In the spring of 1998 my wife Fumiko suffered, in the middle of the night, a complete paralysis of her left side. This was a calamity of some magnitude as can be imagined. Stroke is a disaster, recovery is a long hard road and is never complete.

The reaction to disaster can take curious and unforeseeable forms.

She took her first steps in September, and came home to camp out in the living room while she reassembled the muscular co-ordination to tackle the stairs.

A morning of those early days: having helped her get up from the Porta-Potty, I would balance her on her good leg with one arm while washing her bum with the other hand, then drying. There were times when the intimacy of this dance became so absurd that there was a distinct danger of falling over because of laughter.

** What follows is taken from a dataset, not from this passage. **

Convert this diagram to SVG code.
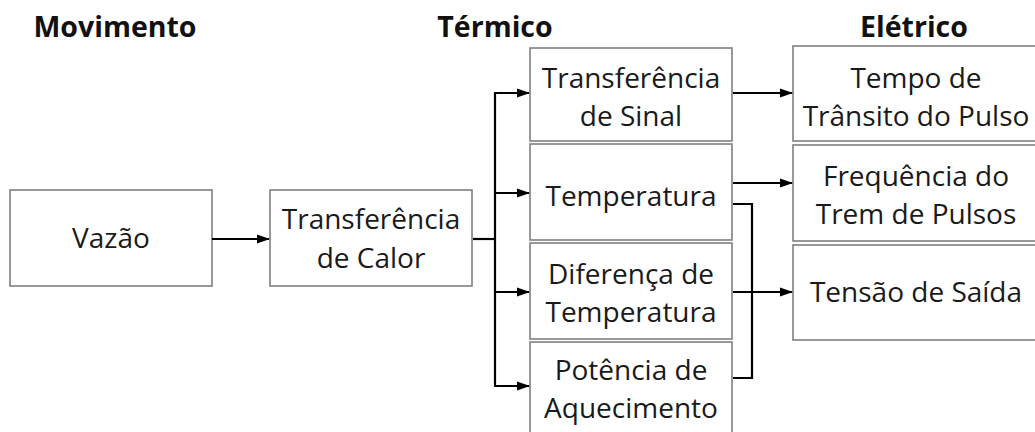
<svg xmlns="http://www.w3.org/2000/svg" width="1035" height="432" viewBox="0 0 1035 432">
<defs>
<style>
.box{fill:#fff;stroke:#7f7f7f;stroke-width:1.6}
.t{font-family:"Open Sans","Noto Sans","Liberation Sans",sans-serif;font-size:28px;fill:#1a1a1a;text-anchor:middle}
.h{font-family:"Open Sans","Noto Sans","Liberation Sans",sans-serif;font-size:28.5px;font-weight:bold;fill:#111;text-anchor:middle}
.c{fill:none;stroke:#000;stroke-width:2.2}
</style>
<marker id="ar" markerWidth="13" markerHeight="11" refX="12" refY="5.5" orient="auto" markerUnits="userSpaceOnUse">
<path d="M0,1 L13,5.5 L0,10 Z" fill="#000"/>
</marker>
</defs>
<rect width="1035" height="432" fill="#fff"/>
<g id="headers">
<text class="h" x="115" y="37">Movimento</text>
<text class="h" x="495" y="37">Térmico</text>
<text class="h" x="914" y="37">Elétrico</text>
</g>
<g id="vazao"><rect class="box" x="10" y="190" width="202" height="96"/><text class="t" x="111" y="248">Vazão</text></g>
<g id="transf-calor"><rect class="box" x="270" y="190" width="202" height="96"/><text class="t" x="371" y="229">Transferência</text><text class="t" x="371" y="268">de Calor</text></g>
<g id="transf-sinal"><rect class="box" x="530" y="48" width="202" height="93"/><text class="t" x="631" y="88">Transferência</text><text class="t" x="631" y="126">de Sinal</text></g>
<g id="temperatura"><rect class="box" x="530" y="144" width="202" height="96"/><text class="t" x="631" y="206">Temperatura</text></g>
<g id="diferenca"><rect class="box" x="530" y="243" width="202" height="96"/><text class="t" x="631" y="284">Diferença de</text><text class="t" x="631" y="322">Temperatura</text></g>
<g id="potencia"><rect class="box" x="530" y="342" width="202" height="96"/><text class="t" x="631" y="380">Potência de</text><text class="t" x="631" y="418">Aquecimento</text></g>
<g id="tempo"><rect class="box" x="793" y="46" width="250" height="95"/><text class="t" x="916" y="88">Tempo de</text><text class="t" x="916" y="126">Trânsito do Pulso</text></g>
<g id="frequencia"><rect class="box" x="793" y="145" width="250" height="96"/><text class="t" x="916" y="186">Frequência do</text><text class="t" x="916" y="224">Trem de Pulsos</text></g>
<g id="tensao"><rect class="box" x="793" y="245" width="250" height="95"/><text class="t" x="916" y="302">Tensão de Saída</text></g>
<g id="connectors">
<line class="c" x1="212" y1="239" x2="269" y2="239" marker-end="url(#ar)"/>
<polyline class="c" points="473,239 495,239"/>
<line class="c" x1="495" y1="93" x2="495" y2="386"/>
<line class="c" x1="494" y1="93" x2="529" y2="93" marker-end="url(#ar)"/>
<line class="c" x1="494" y1="193" x2="529" y2="193" marker-end="url(#ar)"/>
<line class="c" x1="494" y1="292" x2="529" y2="292" marker-end="url(#ar)"/>
<line class="c" x1="494" y1="386" x2="529" y2="386" marker-end="url(#ar)"/>
<line class="c" x1="733" y1="93" x2="792" y2="93" marker-end="url(#ar)"/>
<line class="c" x1="733" y1="183" x2="792" y2="183" marker-end="url(#ar)"/>
<line class="c" x1="733" y1="292" x2="792" y2="292" marker-end="url(#ar)"/>
<polyline class="c" points="733,204 752,204 752,378 733,378"/>
</g>
</svg>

There is a curious lesson from this disaster. I wondered idly one day, if it had been possible to turn back the clock, to unstrike the stroke, would I? And instantly I knew I would not have. I was startled at the force of my rejection. This was not sour grapes, this was not sighing and making the best of it with resignation, no, it was a strong choice. Of course, I thought, it was easy for me to say—but what about Fumiko? I asked her. She instantly said no —never!

It seems a strange reaction, difficult to explain. The stroke makes being in the world more difficult for her and it will probably shorten her life. More of my time is taken up in looking after her. But surviving this ordeal changed us. We became slightly different people. Our stance vis-à-vis the world is perhaps more sure. Why would we want to go back?

The irony of course is that the possibility of a further stroke is as horrifying to us now as an intimation of the first would have been in the summer of 1997.